Note that because $a>0$, and $x>0$ (if $x<0$, $\sqrt{x}$ would be imaginary), $\sqrt{x}+\sqrt{a}>0$. For the second line of the above equation, we used the identity $(A-B)(A+B)=A^{2}-B^{2}$, and the last line follows from the fact that

\[\left|\frac{A}{B}\right|=\frac{|A|}{|B|}\qquad(B\neq0)\]

(See property 6 in the Section on Absolute Value). 

Now we need to find an upper bound for

\[\frac{1}{\left|\sqrt{x}+\sqrt{a}\right|}|x-a|\]

and make the upper bound less than $\epsilon$. We get an upper bound for this fraction if $x$ is replaced by $0$ in the denominator, because if $x$ is replaced by any other number $b\ne0$, then $0+\sqrt{a}<\sqrt{b}+\sqrt{a}$. That is,

\[\frac{1}{\left|\sqrt{x}+\sqrt{a}\right|}|x-a|<\frac{1}{\sqrt{a}}|x-a|.\]

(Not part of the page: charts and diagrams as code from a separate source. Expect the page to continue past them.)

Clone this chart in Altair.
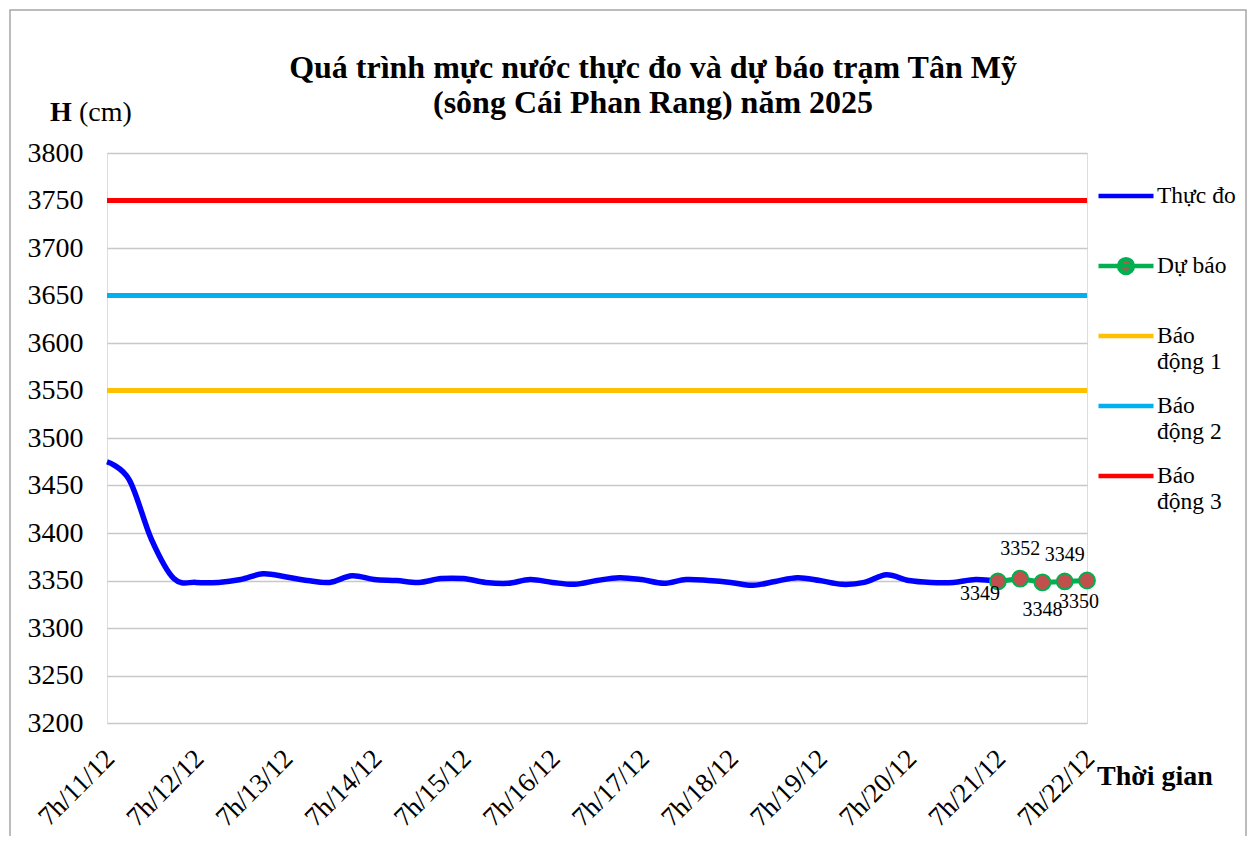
import altair as alt
import pandas as pd

# ---------------- data ----------------
tick_labels = ["7h/11/12", "7h/12/12", "7h/13/12", "7h/14/12", "7h/15/12", "7h/16/12",
               "7h/17/12", "7h/18/12", "7h/19/12", "7h/20/12", "7h/21/12", "7h/22/12"]
tick_hours = [0, 24, 48, 72, 96, 120, 144, 168, 192, 216, 240, 264]

obs_hours = list(range(0, 241, 6))
obs_values = [3475, 3456, 3393, 3352, 3348, 3348, 3351, 3357, 3354, 3350, 3348, 3355,
              3351, 3350, 3348, 3352, 3352, 3348, 3347, 3351, 3348, 3346, 3350, 3353,
              3351, 3347, 3351, 3350, 3348, 3345, 3349, 3353, 3350, 3346, 3348, 3356,
              3350, 3348, 3348, 3351, 3349]

fc_hours = [240, 246, 252, 258, 264]
fc_values = [3349, 3352, 3348, 3349, 3350]

alarm_names = ["Báo động 1", "Báo động 2", "Báo động 3"]
alarm_levels = [3550, 3650, 3750]

series_names = ["Thực đo", "Dự báo", "Báo động 1", "Báo động 2", "Báo động 3"]
series_colors = ["#0000FF", "#00B050", "#FFC000", "#00B0F0", "#FF0000"]
series_fills = ["transparent", "#C0504D", "transparent", "transparent", "transparent"]

title_lines = ["Quá trình mực nước thực đo và dự báo trạm Tân Mỹ",
               "(sông Cái Phan Rang) năm 2025"]

obs_df = pd.DataFrame({"h": obs_hours, "v": obs_values, "s": "Thực đo"})
fc_df = pd.DataFrame({"h": fc_hours, "v": fc_values, "s": "Dự báo", "k": range(len(fc_values))})
fc_df["lbl"] = fc_df["v"].astype(str)
al_df = pd.DataFrame({"v": alarm_levels, "s": alarm_names})
leg_df = pd.DataFrame({"s": series_names})

FONT = "Liberation Serif"

label_expr = "[" + ",".join("'%s'" % t for t in tick_labels) + "][round(datum.value/24)]"

x_enc = alt.X("h:Q",
              scale=alt.Scale(domain=[0, 264], nice=False, zero=False),
              axis=alt.Axis(values=tick_hours, labelExpr=label_expr, labelAngle=-45,
                            labelAlign="right", labelBaseline="middle", labelPadding=31,
                            labelOffset=3, labelFont=FONT, labelFontSize=27,
                            labelColor="black", grid=False, ticks=False, domain=False,
                            title=None, labelOverlap=False))
y_enc = alt.Y("v:Q",
              scale=alt.Scale(domain=[3200, 3800], nice=False, zero=False),
              axis=alt.Axis(values=list(range(3200, 3801, 50)), format="d", labelFont=FONT,
                            labelFontSize=28, labelColor="black", labelPadding=24,
                            grid=True, gridColor="#C8C8C8", gridWidth=1.3,
                            ticks=False, domain=False, title=None))

line_path = "M-1,0H1"
dot_path = "M-1,0H1M0.25,0A0.25,0.25,0,1,1,-0.25,0A0.25,0.25,0,1,1,0.25,0"
series_shapes = [line_path, dot_path, line_path, line_path, line_path]

legend = alt.Legend(
    title=None, orient="none", legendX=989, legendY=13,
    symbolSize=3025, symbolStrokeWidth=4.5, symbolOpacity=1,
    labelFont=FONT, labelFontSize=23.5, labelColor="black", labelLimit=0,
    labelOffset=1, rowPadding=3, labelBaseline="middle",
    labelExpr="(datum.label == 'Thực đo' || datum.label == 'Dự báo') ? [datum.label, ''] : ['Báo', slice(datum.label, 4)]",
)

stroke_enc = alt.Stroke("s:N", scale=alt.Scale(domain=series_names, range=series_colors),
                        legend=legend)
fill_enc = alt.Fill("s:N", scale=alt.Scale(domain=series_names, range=series_fills),
                    legend=legend)
shape_enc = alt.Shape("s:N", scale=alt.Scale(domain=series_names, range=series_shapes),
                      legend=legend)

alarms = alt.Chart(al_df).mark_rule(strokeWidth=5).encode(y=y_enc, stroke=stroke_enc)

obs_line = alt.Chart(obs_df).mark_line(strokeWidth=5.5, interpolate="cardinal").encode(
    x=x_enc, y=y_enc, stroke=stroke_enc)

fc_line = alt.Chart(fc_df).mark_line(strokeWidth=5).encode(x=x_enc, y=y_enc, stroke=stroke_enc)
fc_pts = alt.Chart(fc_df).mark_point(filled=True, fill="#C0504D", stroke="#00B050",
                                     strokeWidth=2, size=250, opacity=1).encode(x=x_enc, y=y_enc)

# legend-only layer (draws nothing; provides the merged legend symbols)
leg_layer = alt.Chart(leg_df).transform_filter("false").mark_point(
    opacity=1, strokeWidth=4.5).encode(stroke=stroke_enc, fill=fill_enc, shape=shape_enc)

def lab(filt, dx, dy):
    return alt.Chart(fc_df).transform_filter(filt).mark_text(
        font=FONT, fontSize=20, color="black", dx=dx, dy=dy).encode(
        x=x_enc, y=y_enc, text="lbl:N")

labels = [lab("datum.k == 0", -18, 13), lab("datum.k == 1", 0, -30),
          lab("datum.k == 2", 0, 28), lab("datum.k == 3", 0, -26),
          lab("datum.k == 4", -8, 21)]

one = pd.DataFrame({"a": [0]})

def ann(text, x, y, size=28, weight="normal", align="left", baseline="alphabetic"):
    return alt.Chart(one).mark_text(text=text, font=FONT, fontSize=size, fontWeight=weight,
                                    align=align, baseline=baseline, color="black").encode(
        x=alt.value(x), y=alt.value(y))

title1 = ann(title_lines[0], 546, -85, size=32, weight="bold", align="center", baseline="middle")
title2 = ann(title_lines[1], 546, -50, size=32, weight="bold", align="center", baseline="middle")
h_txt = ann("H", -57, -32, weight="bold")
cm_txt = ann("(cm)", -28, -32)
tg_txt = ann("Thời gian", 990, 632, weight="bold")

border = alt.Chart(one).mark_rect(fill="transparent", stroke="#A6A6A6", strokeWidth=1.5).encode(
    x=alt.value(-97), x2=alt.value(1139), y=alt.value(-143), y2=alt.value(720))

chart = alt.layer(border, alarms, obs_line, fc_line, fc_pts, leg_layer, *labels,
                  title1, title2, h_txt, cm_txt, tg_txt).properties(
    width=980, height=570,
    autosize=alt.AutoSizeParams(type="none"),
    padding={"left": 99, "top": 145, "right": 160, "bottom": 113},
).configure_view(stroke="#A0A0A0", strokeWidth=1.5).configure(background="white")

chart.save("out.html", embed_options={"renderer": "svg", "actions": False})
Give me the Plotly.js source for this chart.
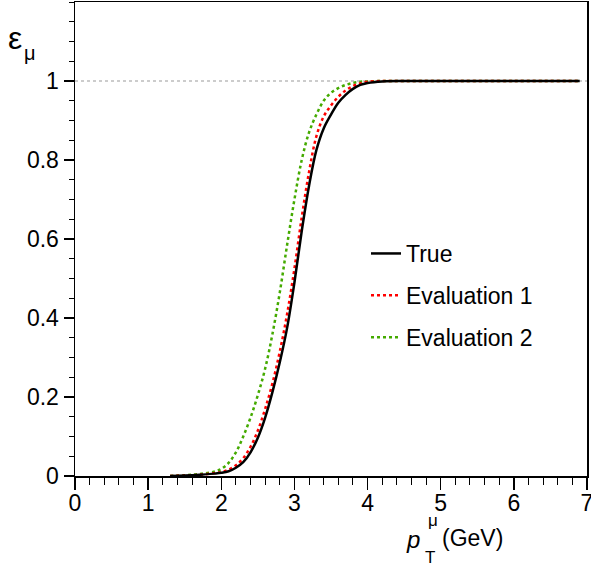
<!DOCTYPE html>
<html>
<head>
<meta charset="utf-8">
<script src="https://cdn.plot.ly/plotly-3.0.1.min.js"></script>
<style>html,body{margin:0;padding:0;background:#fff;}#chart{width:591px;height:566px;}</style>
</head>
<body>
<div id="chart"></div>
<script>
// pT values (GeV)
const pt = [1.3, 1.5, 1.7, 1.9, 2.0, 2.1, 2.2, 2.3, 2.4, 2.5, 2.6, 2.7, 2.8, 2.9, 3.0,
            3.1, 3.2, 3.3, 3.4, 3.5, 3.6, 3.7, 3.8, 3.9, 4.0, 4.2, 4.5, 5.0, 6.0, 6.9];
const effTrue = [0.000, 0.001, 0.003, 0.006, 0.008, 0.012, 0.021, 0.035, 0.060, 0.097, 0.148, 0.213, 0.288, 0.375, 0.49,
                 0.62, 0.735, 0.825, 0.88, 0.915, 0.945, 0.965, 0.98, 0.99, 0.995, 0.999, 1.0, 1.0, 1.0, 1.0];
const effEval1 = [0.000, 0.001, 0.003, 0.007, 0.010, 0.016, 0.027, 0.045, 0.074, 0.115, 0.17, 0.235, 0.315, 0.41, 0.525,
                  0.655, 0.77, 0.86, 0.91, 0.938, 0.96, 0.976, 0.987, 0.994, 0.998, 1.0, 1.0, 1.0, 1.0, 1.0];
const effEval2 = [0.000, 0.002, 0.005, 0.011, 0.018, 0.033, 0.06, 0.1, 0.148, 0.205, 0.272, 0.36, 0.465, 0.585, 0.70,
                  0.80, 0.87, 0.915, 0.95, 0.97, 0.982, 0.99, 0.995, 0.998, 0.999, 1.0, 1.0, 1.0, 1.0, 1.0];
const refX = [0, 7];
const refY = [1, 1];
const seriesNames = ["True", "Evaluation 1", "Evaluation 2"];

const FONT = "Liberation Sans, Arial, Helvetica, sans-serif";

const traces = [
  {x: refX, y: refY, mode: "lines", line: {color: "#999999", width: 1, dash: "dot"}, showlegend: false, hoverinfo: "skip"},
  {x: pt, y: effEval2, mode: "lines", name: seriesNames[2], line: {color: "#44aa00", width: 2.5, dash: "dot", shape: "spline"}, legendrank: 3, legendgroup: "c"},
  {x: pt, y: effEval1, mode: "lines", name: seriesNames[1], line: {color: "#ff0000", width: 2.5, dash: "dot", shape: "spline"}, legendrank: 2, legendgroup: "b"},
  {x: pt, y: effTrue, mode: "lines", name: seriesNames[0], line: {color: "#000000", width: 2.5, shape: "spline"}, legendrank: 1, legendgroup: "a"}
];

const layout = {
  width: 591, height: 566,
  margin: {l: 75, r: 4, t: 2, b: 90},
  paper_bgcolor: "#fff", plot_bgcolor: "#fff",
  font: {family: FONT, size: 23, color: "#000"},
  showlegend: true,
  legend: {x: (366 - 75) / 512, y: (476 - 232) / 474, xanchor: "left", yanchor: "top",
           bgcolor: "rgba(0,0,0,0)", font: {size: 23, family: FONT}, tracegroupgap: 9,
           traceorder: "grouped"},
  xaxis: {range: [0, 7], showgrid: false, zeroline: false, showline: true, mirror: true,
          linecolor: "#000", linewidth: 1.5, ticks: "outside", ticklen: 12, tickwidth: 1.5,
          tickcolor: "#000", dtick: 1, tick0: 0, ticklabeloverflow: "allow", ticklabelstandoff: -6,
          minor: {dtick: 0.2, ticks: "outside", ticklen: 7, tickwidth: 1, tickcolor: "#000", showgrid: false},
          tickfont: {size: 23, family: FONT}, fixedrange: true},
  yaxis: {range: [0, 1.2], showgrid: false, zeroline: false, showline: true, mirror: true,
          linecolor: "#000", linewidth: 1.5, ticks: "outside", ticklen: 10, tickwidth: 1.5,
          tickcolor: "#000", tickvals: [0, 0.2, 0.4, 0.6, 0.8, 1.0],
          ticktext: ["0", "0.2", "0.4", "0.6", "0.8", "1"],
          minor: {dtick: 0.05, ticks: "outside", ticklen: 5, tickwidth: 1, tickcolor: "#000", showgrid: false},
          tickfont: {size: 23, family: FONT}, fixedrange: true},
  annotations: [
    {xref: "paper", yref: "paper", x: (6 - 75) / 512, y: (476 - 38) / 474, xanchor: "left", yanchor: "middle",
     text: "ε", showarrow: false, font: {size: 32, family: FONT}},
    {xref: "paper", yref: "paper", x: (22 - 75) / 512, y: (476 - 53) / 474, xanchor: "left", yanchor: "middle",
     text: "μ", showarrow: false, font: {size: 20, family: FONT}},
    {xref: "paper", yref: "paper", x: (413 - 75) / 512, y: -63 / 474, xanchor: "center", yanchor: "middle",
     text: "<i>p</i>", showarrow: false, font: {size: 24, family: FONT}},
    {xref: "paper", yref: "paper", x: (433 - 75) / 512, y: -44 / 474, xanchor: "center", yanchor: "middle",
     text: "μ", showarrow: false, font: {size: 17, family: FONT}},
    {xref: "paper", yref: "paper", x: (430 - 75) / 512, y: -81 / 474, xanchor: "center", yanchor: "middle",
     text: "T", showarrow: false, font: {size: 17, family: FONT}},
    {xref: "paper", yref: "paper", x: (440 - 75) / 512, y: -62 / 474, xanchor: "left", yanchor: "middle",
     text: "(GeV)", showarrow: false, font: {size: 23, family: FONT}}
  ]
};

Plotly.newPlot("chart", traces, layout, {staticPlot: true, displayModeBar: false});
</script>
</body>
</html>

If we choose the $\delta$ to be less than $\epsilon\sqrt{a}$ (and of course less than $a$), then

\[|x-a|<\delta<\epsilon\sqrt{a}\Rightarrow|\sqrt{x}-\sqrt{a}|=\frac{1}{\left|\sqrt{x}+\sqrt{a}\right|}|x-a|<\frac{1}{\sqrt{a}}|x-a|<\frac{1}{\sqrt{a}}\epsilon\sqrt{a}=\epsilon\]

That is, for all $x$

\[\text{if }|x-a|<\delta\text{ then }|\sqrt{x}-\sqrt{a}|<\epsilon,\]

where $\delta=\min\{a,\epsilon\sqrt{a}\}$.